* Recorded information:
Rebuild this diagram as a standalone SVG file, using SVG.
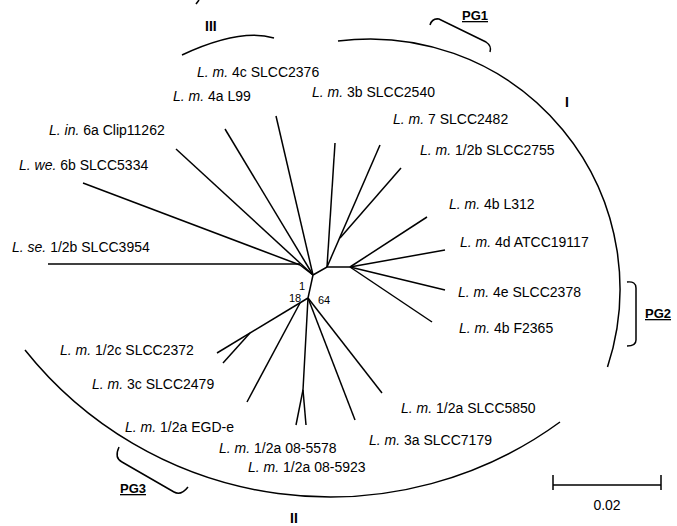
<svg xmlns="http://www.w3.org/2000/svg" width="677" height="526" viewBox="0 0 677 526">
<style>
.br{stroke:#000;stroke-width:1.5;fill:none;stroke-linecap:butt}
.arc{stroke:#000;stroke-width:1.5;fill:none}
text{font-family:"Liberation Sans",Arial,Helvetica,sans-serif;fill:#000}
.lb{font-size:14px}
.it{font-style:italic}
.rn{font-size:14px;font-weight:bold}
.pg{font-size:13px;font-weight:bold;text-decoration:underline}
.bs{font-size:11px}
</style>
<rect width="677" height="526" fill="#fff"/>
<g id="connectors">
<path class="br" d="M313,275 L327,267 L350,267"/>
<path class="br" d="M313,275 L308,298"/>
<path class="br" d="M313,275 L300,265"/>
<path class="br" d="M48,264 L300,264"/>
<path class="br" d="M83,183 L300,265"/>
<path class="br" d="M176,149 L313,275"/>
<path class="br" d="M225,129 L313,275"/>
<path class="br" d="M276,116 L313,275"/>
<path class="br" d="M335,143 L327,267"/>
<path class="br" d="M380,145 L327,267"/>
<path class="br" d="M401,168 L340,238"/>
<path class="br" d="M427,217 L350,267"/>
<path class="br" d="M445,250 L350,267"/>
<path class="br" d="M445,290 L350,267"/>
<path class="br" d="M432,322 L350,267"/>
<path class="br" d="M308,298 L217,353"/>
<path class="br" d="M250,333 L223,363"/>
<path class="br" d="M300,303 L247,402"/>
<path class="br" d="M308,298 L303,390 L296,425"/>
<path class="br" d="M303,390 L306,425"/>
<path class="br" d="M308,298 L355,420"/>
<path class="br" d="M308,298 L382,393"/>
</g>
<g id="groups">
<path id="arc-I" class="arc" d="M338,41 A250,250 0 0 1 607.5,367"/>
<path id="arc-II" class="arc" d="M25,350 A390,390 0 0 0 560,422"/>
<path id="arc-III" class="arc" d="M182,55 Q240,28 274,38"/>
<path id="bracket-PG1" class="arc" d="M430,25 Q432,18 439,19 L486,42 Q492,46 490,52"/>
<path id="bracket-PG2" class="arc" d="M627,282 Q636,281 636,288 L636,340 Q636,346 627,346"/>
<path id="bracket-PG3" class="arc" d="M119,447 Q114,458 122,462 L174,492 Q181,496 188,487"/>
<text class="rn" x="205" y="31">III</text>
<text class="rn" x="565" y="107">I</text>
<text class="rn" x="290" y="523">II</text>
<text class="pg" x="462" y="20">PG1</text>
<text class="pg" x="645" y="318">PG2</text>
<text class="pg" x="120" y="493">PG3</text>
</g>
<g id="bootstrap">
<text class="bs" x="299" y="290">1</text>
<text class="bs" x="289" y="302">18</text>
<text class="bs" x="318" y="304">64</text>
</g>
<g id="n-4c"><text class="lb" x="197" y="77"><tspan class="it">L. m.</tspan> 4c SLCC2376</text></g>
<g id="n-4a"><text class="lb" x="173" y="101"><tspan class="it">L. m.</tspan> 4a L99</text></g>
<g id="n-3b"><text class="lb" x="312" y="97"><tspan class="it">L. m.</tspan> 3b SLCC2540</text></g>
<g id="n-7"><text class="lb" x="393" y="124"><tspan class="it">L. m.</tspan> 7 SLCC2482</text></g>
<g id="n-in"><text class="lb" x="49" y="135"><tspan class="it">L. in.</tspan> 6a Clip11262</text></g>
<g id="n-12b2755"><text class="lb" x="420" y="155"><tspan class="it">L. m.</tspan> 1/2b SLCC2755</text></g>
<g id="n-we"><text class="lb" x="19" y="170"><tspan class="it">L. we.</tspan> 6b SLCC5334</text></g>
<g id="n-4bL312"><text class="lb" x="449" y="209"><tspan class="it">L. m.</tspan> 4b L312</text></g>
<g id="n-4d"><text class="lb" x="460" y="247"><tspan class="it">L. m.</tspan> 4d ATCC19117</text></g>
<g id="n-se"><text class="lb" x="12" y="252"><tspan class="it">L. se.</tspan> 1/2b SLCC3954</text></g>
<g id="n-4e"><text class="lb" x="458" y="297"><tspan class="it">L. m.</tspan> 4e SLCC2378</text></g>
<g id="n-4bF2365"><text class="lb" x="459" y="333"><tspan class="it">L. m.</tspan> 4b F2365</text></g>
<g id="n-12c"><text class="lb" x="60" y="355"><tspan class="it">L. m.</tspan> 1/2c SLCC2372</text></g>
<g id="n-3c"><text class="lb" x="92" y="389"><tspan class="it">L. m.</tspan> 3c SLCC2479</text></g>
<g id="n-5850"><text class="lb" x="401" y="413"><tspan class="it">L. m.</tspan> 1/2a SLCC5850</text></g>
<g id="n-egde"><text class="lb" x="125" y="432"><tspan class="it">L. m.</tspan> 1/2a EGD-e</text></g>
<g id="n-3a"><text class="lb" x="369" y="445"><tspan class="it">L. m.</tspan> 3a SLCC7179</text></g>
<g id="n-5578"><text class="lb" x="219" y="453"><tspan class="it">L. m.</tspan> 1/2a 08-5578</text></g>
<g id="n-5923"><text class="lb" x="248" y="472"><tspan class="it">L. m.</tspan> 1/2a 08-5923</text></g>
<g id="scale">
<path class="br" d="M553,485 L661,485 M553,475 L553,490 M661,475 L661,490"/>
<text class="lb" x="607" y="510" text-anchor="middle">0.02</text>
</g>
<path class="br" d="M196,4 L199,0" stroke-width="1"/>
</svg>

* Prompt: Reproduce every line precisely as given, omitting all pictures.

* Reply:
Rebuild this diagram as a standalone SVG file, using SVG.
<svg xmlns="http://www.w3.org/2000/svg" width="677" height="526" viewBox="0 0 677 526">
<style>
.br{stroke:#000;stroke-width:1.5;fill:none;stroke-linecap:butt}
.arc{stroke:#000;stroke-width:1.5;fill:none}
text{font-family:"Liberation Sans",Arial,Helvetica,sans-serif;fill:#000}
.lb{font-size:14px}
.it{font-style:italic}
.rn{font-size:14px;font-weight:bold}
.pg{font-size:13px;font-weight:bold;text-decoration:underline}
.bs{font-size:11px}
</style>
<rect width="677" height="526" fill="#fff"/>
<g id="connectors">
<path class="br" d="M313,275 L327,267 L350,267"/>
<path class="br" d="M313,275 L308,298"/>
<path class="br" d="M313,275 L300,265"/>
<path class="br" d="M48,264 L300,264"/>
<path class="br" d="M83,183 L300,265"/>
<path class="br" d="M176,149 L313,275"/>
<path class="br" d="M225,129 L313,275"/>
<path class="br" d="M276,116 L313,275"/>
<path class="br" d="M335,143 L327,267"/>
<path class="br" d="M380,145 L327,267"/>
<path class="br" d="M401,168 L340,238"/>
<path class="br" d="M427,217 L350,267"/>
<path class="br" d="M445,250 L350,267"/>
<path class="br" d="M445,290 L350,267"/>
<path class="br" d="M432,322 L350,267"/>
<path class="br" d="M308,298 L217,353"/>
<path class="br" d="M250,333 L223,363"/>
<path class="br" d="M300,303 L247,402"/>
<path class="br" d="M308,298 L303,390 L296,425"/>
<path class="br" d="M303,390 L306,425"/>
<path class="br" d="M308,298 L355,420"/>
<path class="br" d="M308,298 L382,393"/>
</g>
<g id="groups">
<path id="arc-I" class="arc" d="M338,41 A250,250 0 0 1 607.5,367"/>
<path id="arc-II" class="arc" d="M25,350 A390,390 0 0 0 560,422"/>
<path id="arc-III" class="arc" d="M182,55 Q240,28 274,38"/>
<path id="bracket-PG1" class="arc" d="M430,25 Q432,18 439,19 L486,42 Q492,46 490,52"/>
<path id="bracket-PG2" class="arc" d="M627,282 Q636,281 636,288 L636,340 Q636,346 627,346"/>
<path id="bracket-PG3" class="arc" d="M119,447 Q114,458 122,462 L174,492 Q181,496 188,487"/>
<text class="rn" x="205" y="31">III</text>
<text class="rn" x="565" y="107">I</text>
<text class="rn" x="290" y="523">II</text>
<text class="pg" x="462" y="20">PG1</text>
<text class="pg" x="645" y="318">PG2</text>
<text class="pg" x="120" y="493">PG3</text>
</g>
<g id="bootstrap">
<text class="bs" x="299" y="290">1</text>
<text class="bs" x="289" y="302">18</text>
<text class="bs" x="318" y="304">64</text>
</g>
<g id="n-4c"><text class="lb" x="197" y="77"><tspan class="it">L. m.</tspan> 4c SLCC2376</text></g>
<g id="n-4a"><text class="lb" x="173" y="101"><tspan class="it">L. m.</tspan> 4a L99</text></g>
<g id="n-3b"><text class="lb" x="312" y="97"><tspan class="it">L. m.</tspan> 3b SLCC2540</text></g>
<g id="n-7"><text class="lb" x="393" y="124"><tspan class="it">L. m.</tspan> 7 SLCC2482</text></g>
<g id="n-in"><text class="lb" x="49" y="135"><tspan class="it">L. in.</tspan> 6a Clip11262</text></g>
<g id="n-12b2755"><text class="lb" x="420" y="155"><tspan class="it">L. m.</tspan> 1/2b SLCC2755</text></g>
<g id="n-we"><text class="lb" x="19" y="170"><tspan class="it">L. we.</tspan> 6b SLCC5334</text></g>
<g id="n-4bL312"><text class="lb" x="449" y="209"><tspan class="it">L. m.</tspan> 4b L312</text></g>
<g id="n-4d"><text class="lb" x="460" y="247"><tspan class="it">L. m.</tspan> 4d ATCC19117</text></g>
<g id="n-se"><text class="lb" x="12" y="252"><tspan class="it">L. se.</tspan> 1/2b SLCC3954</text></g>
<g id="n-4e"><text class="lb" x="458" y="297"><tspan class="it">L. m.</tspan> 4e SLCC2378</text></g>
<g id="n-4bF2365"><text class="lb" x="459" y="333"><tspan class="it">L. m.</tspan> 4b F2365</text></g>
<g id="n-12c"><text class="lb" x="60" y="355"><tspan class="it">L. m.</tspan> 1/2c SLCC2372</text></g>
<g id="n-3c"><text class="lb" x="92" y="389"><tspan class="it">L. m.</tspan> 3c SLCC2479</text></g>
<g id="n-5850"><text class="lb" x="401" y="413"><tspan class="it">L. m.</tspan> 1/2a SLCC5850</text></g>
<g id="n-egde"><text class="lb" x="125" y="432"><tspan class="it">L. m.</tspan> 1/2a EGD-e</text></g>
<g id="n-3a"><text class="lb" x="369" y="445"><tspan class="it">L. m.</tspan> 3a SLCC7179</text></g>
<g id="n-5578"><text class="lb" x="219" y="453"><tspan class="it">L. m.</tspan> 1/2a 08-5578</text></g>
<g id="n-5923"><text class="lb" x="248" y="472"><tspan class="it">L. m.</tspan> 1/2a 08-5923</text></g>
<g id="scale">
<path class="br" d="M553,485 L661,485 M553,475 L553,490 M661,475 L661,490"/>
<text class="lb" x="607" y="510" text-anchor="middle">0.02</text>
</g>
<path class="br" d="M196,4 L199,0" stroke-width="1"/>
</svg>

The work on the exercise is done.